> **Given instruction**:
Pictures are not part of the copy. Give again exactly the lines from the one with "Output the Python" to the one with "a_frontera_d = [194, -160]", inclusive.

> **Stored rows**:

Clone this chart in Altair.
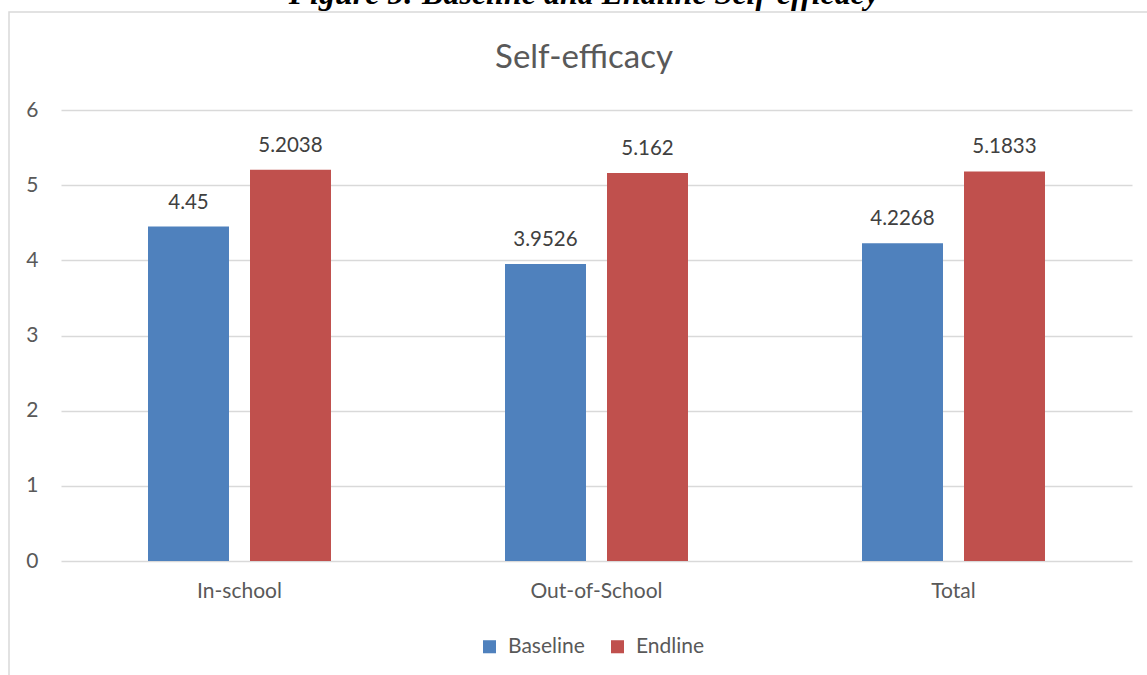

--

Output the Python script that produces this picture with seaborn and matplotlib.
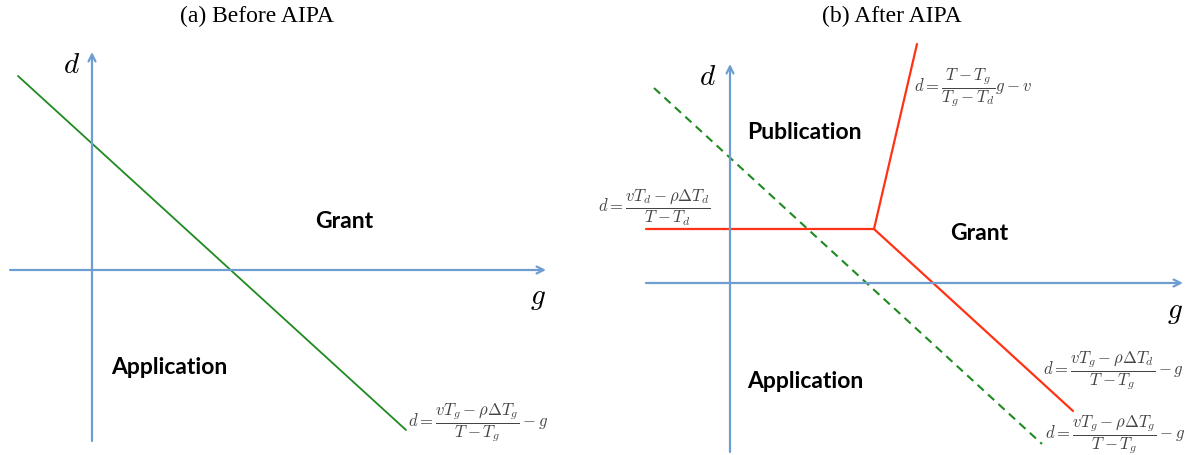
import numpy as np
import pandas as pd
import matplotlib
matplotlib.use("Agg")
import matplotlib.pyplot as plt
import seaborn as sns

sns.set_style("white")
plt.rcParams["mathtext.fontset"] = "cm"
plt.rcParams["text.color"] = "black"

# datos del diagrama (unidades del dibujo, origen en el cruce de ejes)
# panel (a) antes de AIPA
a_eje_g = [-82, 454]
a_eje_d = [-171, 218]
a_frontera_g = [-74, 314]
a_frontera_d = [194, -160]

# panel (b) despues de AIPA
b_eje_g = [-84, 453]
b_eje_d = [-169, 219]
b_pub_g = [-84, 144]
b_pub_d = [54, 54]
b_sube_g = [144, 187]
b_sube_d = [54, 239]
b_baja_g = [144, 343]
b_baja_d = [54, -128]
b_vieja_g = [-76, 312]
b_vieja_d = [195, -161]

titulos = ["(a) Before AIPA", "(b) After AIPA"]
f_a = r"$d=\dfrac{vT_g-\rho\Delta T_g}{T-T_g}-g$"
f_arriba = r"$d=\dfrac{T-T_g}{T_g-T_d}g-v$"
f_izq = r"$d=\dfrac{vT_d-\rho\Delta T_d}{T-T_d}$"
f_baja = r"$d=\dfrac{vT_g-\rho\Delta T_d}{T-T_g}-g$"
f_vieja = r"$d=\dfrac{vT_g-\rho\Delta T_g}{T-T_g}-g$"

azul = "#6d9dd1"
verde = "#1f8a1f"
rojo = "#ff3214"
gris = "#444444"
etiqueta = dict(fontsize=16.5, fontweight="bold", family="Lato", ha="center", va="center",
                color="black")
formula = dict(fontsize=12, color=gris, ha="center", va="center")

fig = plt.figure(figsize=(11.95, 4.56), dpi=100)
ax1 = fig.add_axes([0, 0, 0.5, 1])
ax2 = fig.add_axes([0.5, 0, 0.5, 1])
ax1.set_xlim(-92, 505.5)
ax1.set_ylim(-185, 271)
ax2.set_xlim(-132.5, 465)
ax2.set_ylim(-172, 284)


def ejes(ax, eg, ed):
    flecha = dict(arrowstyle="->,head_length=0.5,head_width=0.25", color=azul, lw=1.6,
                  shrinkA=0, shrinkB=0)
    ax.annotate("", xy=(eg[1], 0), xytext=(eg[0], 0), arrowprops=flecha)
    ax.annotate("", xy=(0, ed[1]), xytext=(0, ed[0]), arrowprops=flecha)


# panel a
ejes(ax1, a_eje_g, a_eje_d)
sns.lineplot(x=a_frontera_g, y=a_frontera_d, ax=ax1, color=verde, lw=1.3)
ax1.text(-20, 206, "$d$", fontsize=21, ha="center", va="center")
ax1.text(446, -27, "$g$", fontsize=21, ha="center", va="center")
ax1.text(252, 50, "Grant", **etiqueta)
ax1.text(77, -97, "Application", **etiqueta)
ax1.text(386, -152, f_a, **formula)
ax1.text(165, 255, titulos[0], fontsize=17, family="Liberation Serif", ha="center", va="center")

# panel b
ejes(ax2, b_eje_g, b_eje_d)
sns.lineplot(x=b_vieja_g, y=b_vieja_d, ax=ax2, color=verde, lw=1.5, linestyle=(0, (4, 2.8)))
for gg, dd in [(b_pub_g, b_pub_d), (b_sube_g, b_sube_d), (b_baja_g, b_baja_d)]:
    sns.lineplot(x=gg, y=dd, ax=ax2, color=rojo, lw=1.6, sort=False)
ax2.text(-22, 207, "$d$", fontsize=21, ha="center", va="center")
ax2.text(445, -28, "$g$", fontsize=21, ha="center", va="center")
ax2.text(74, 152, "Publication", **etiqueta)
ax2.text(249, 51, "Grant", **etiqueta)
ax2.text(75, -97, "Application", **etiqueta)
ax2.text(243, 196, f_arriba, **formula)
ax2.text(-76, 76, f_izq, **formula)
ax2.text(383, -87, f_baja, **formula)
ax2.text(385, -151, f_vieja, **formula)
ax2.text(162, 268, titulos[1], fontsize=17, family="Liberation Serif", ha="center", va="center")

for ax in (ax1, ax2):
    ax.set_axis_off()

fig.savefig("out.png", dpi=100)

> **Output of the task**:
Output the Python script that produces this picture with seaborn and matplotlib.
import numpy as np
import pandas as pd
import matplotlib
matplotlib.use("Agg")
import matplotlib.pyplot as plt
import seaborn as sns

sns.set_style("white")
plt.rcParams["mathtext.fontset"] = "cm"
plt.rcParams["text.color"] = "black"

# datos del diagrama (unidades del dibujo, origen en el cruce de ejes)
# panel (a) antes de AIPA
a_eje_g = [-82, 454]
a_eje_d = [-171, 218]
a_frontera_g = [-74, 314]
a_frontera_d = [194, -160]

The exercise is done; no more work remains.